Mitigation Strategy: We have diversified our product portfolio across different sectors in the manufacturing sector which shall help the company in serving customers with new approvals.
Raw Material Price Volatility Risk: Its the risk associated with regards to the volatility in the price of raw material costs steel, energy and freight, which has direct impact on its production costs and profitability.
Mitigation Strategy: Company has developed alternate raw material sources ensuring smooth flow of raw material as per requirements. Further import options have also been evaluated and buying decisions are made on landed cost comparison basis.
Technological Risk: Forging is a complex process which relies heavily on technology heavy industry. Forging of critical components in key sectors requires massive investment in new technologies, which we source from international markets at significant costs. Use of obsolete technologies can lead to compromise in the quality of products and loss of productivity.
Mitigation Strategy: We have invested more than Rs 150 crore in last five years in setting up and modernizing our technology. Further we are investing in developing or expertise through material science in meeting the challenging and changing customer requirements.
Company is now evaluating to implant mechanism to comment shop floor productivity and operational effectiveness through Artificial Intelligence and Data analytics.
Human Resource Capital
We believe that people work best when there is a foundation of trust.
Human Capital is the most crucial asset of any company and no organization A cannot sustain without wholehearted peoples participation. We at Sanghvi have continued to invest in developing our teams to enhance their efficiency and with strong focus on developing skills and capabilities of our employees. Employee motivation is one of our key HR focus areas, where we regularly conduct workshops and training sessions for the overall holistic development of our people.
Companys headcount stood at 225 as on March 31, 2019 and the average age of employees was 30 which is an indicator that our resource pool is young and dynamic and capable of adapting itself in the ever-changing environment. The Company is focused on creating a competitive but cordial working environment for the development of a talented and loyal workforce.
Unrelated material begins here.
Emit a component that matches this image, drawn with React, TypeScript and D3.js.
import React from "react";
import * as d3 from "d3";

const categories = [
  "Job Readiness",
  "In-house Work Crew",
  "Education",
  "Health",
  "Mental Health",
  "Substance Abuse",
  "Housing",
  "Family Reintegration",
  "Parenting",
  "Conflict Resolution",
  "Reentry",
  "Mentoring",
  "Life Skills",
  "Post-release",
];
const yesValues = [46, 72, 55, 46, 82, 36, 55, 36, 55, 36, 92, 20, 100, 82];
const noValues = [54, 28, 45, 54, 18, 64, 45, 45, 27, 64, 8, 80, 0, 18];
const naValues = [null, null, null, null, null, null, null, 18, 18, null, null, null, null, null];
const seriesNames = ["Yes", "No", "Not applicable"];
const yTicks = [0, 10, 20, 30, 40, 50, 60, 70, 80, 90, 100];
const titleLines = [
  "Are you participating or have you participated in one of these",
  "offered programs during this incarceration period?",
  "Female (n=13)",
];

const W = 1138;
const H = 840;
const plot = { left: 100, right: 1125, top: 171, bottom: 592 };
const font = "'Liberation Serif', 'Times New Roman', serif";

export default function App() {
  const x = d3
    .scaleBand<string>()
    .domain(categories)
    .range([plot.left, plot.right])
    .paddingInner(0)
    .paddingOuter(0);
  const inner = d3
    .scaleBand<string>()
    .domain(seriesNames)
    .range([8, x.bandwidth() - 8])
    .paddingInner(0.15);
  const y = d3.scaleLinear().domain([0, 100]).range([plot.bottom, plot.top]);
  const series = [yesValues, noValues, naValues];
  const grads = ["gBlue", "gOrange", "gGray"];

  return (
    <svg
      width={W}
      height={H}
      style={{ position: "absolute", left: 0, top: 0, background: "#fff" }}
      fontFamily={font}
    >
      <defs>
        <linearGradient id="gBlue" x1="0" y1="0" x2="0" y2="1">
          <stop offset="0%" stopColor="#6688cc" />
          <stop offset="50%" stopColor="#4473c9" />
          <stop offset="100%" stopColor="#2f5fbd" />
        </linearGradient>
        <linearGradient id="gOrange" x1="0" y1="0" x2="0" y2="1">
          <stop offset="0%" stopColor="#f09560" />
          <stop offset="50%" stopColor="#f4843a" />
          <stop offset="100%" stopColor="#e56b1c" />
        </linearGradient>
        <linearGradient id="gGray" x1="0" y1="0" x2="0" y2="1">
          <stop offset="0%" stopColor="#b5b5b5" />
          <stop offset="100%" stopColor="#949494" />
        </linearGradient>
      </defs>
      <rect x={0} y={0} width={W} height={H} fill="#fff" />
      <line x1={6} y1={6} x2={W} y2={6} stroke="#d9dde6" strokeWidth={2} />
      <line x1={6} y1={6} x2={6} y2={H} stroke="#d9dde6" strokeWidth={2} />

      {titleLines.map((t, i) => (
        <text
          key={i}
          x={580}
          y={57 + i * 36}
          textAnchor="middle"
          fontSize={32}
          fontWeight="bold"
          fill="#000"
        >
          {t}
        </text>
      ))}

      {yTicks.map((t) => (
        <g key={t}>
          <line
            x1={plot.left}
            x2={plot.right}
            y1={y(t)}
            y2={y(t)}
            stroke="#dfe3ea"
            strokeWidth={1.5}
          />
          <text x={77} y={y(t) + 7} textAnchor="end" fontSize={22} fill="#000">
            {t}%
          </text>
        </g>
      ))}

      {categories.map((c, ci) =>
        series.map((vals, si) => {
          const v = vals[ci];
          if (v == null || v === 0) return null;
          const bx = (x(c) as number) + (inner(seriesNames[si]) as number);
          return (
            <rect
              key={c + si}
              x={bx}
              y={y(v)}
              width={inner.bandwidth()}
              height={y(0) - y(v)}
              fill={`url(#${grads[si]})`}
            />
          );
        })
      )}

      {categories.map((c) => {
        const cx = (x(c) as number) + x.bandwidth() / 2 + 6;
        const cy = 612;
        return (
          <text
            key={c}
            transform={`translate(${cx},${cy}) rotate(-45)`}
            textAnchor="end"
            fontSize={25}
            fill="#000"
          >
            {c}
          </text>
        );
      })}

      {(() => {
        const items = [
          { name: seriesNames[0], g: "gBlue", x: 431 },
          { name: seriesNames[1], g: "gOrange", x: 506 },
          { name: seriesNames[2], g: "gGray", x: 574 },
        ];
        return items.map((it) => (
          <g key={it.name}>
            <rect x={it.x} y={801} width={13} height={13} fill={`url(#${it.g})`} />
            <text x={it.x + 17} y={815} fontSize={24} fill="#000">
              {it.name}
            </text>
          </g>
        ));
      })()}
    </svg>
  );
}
Internal Control Systems and their Adequacy
"The Company has, since inception, laid down a system of internal control which is commensurate with the size and nature of the business. Adequate and effective checks are in place to ensure that financial data is accurate and reliable. The internal control systems also ensure that the assets and interest of the Company are well protected. The internal audit is carried out throughout the year based on a systematic procedure covering all functions and aspects of the business. The internal audit reports are reviewed by the senior management and are placed before the audit committee of the Board of Directors along with actions taken. The audit committee undertakes a detailed review of the audit observations and actions to ensure that the internal audit system is effectively functioning. The recommended actions by audit are monitored and improvements are implemented which are regularly reviewed by the senior management. The IT system of the Company is based on a robust ERP system SAP ECC 6.0 which was implemented in 2008 for ensuring seamless connectivity of plants, sales offices and head office for better control facilitating faster and more reliable processing of transactions as well as generating accurate reports for faster decision-making. The Company also has a strong control system and management reporting system which serves as the backbone of the monitoring system of operations to ensure that business results are achieved and continuous improvement projects are undertaken".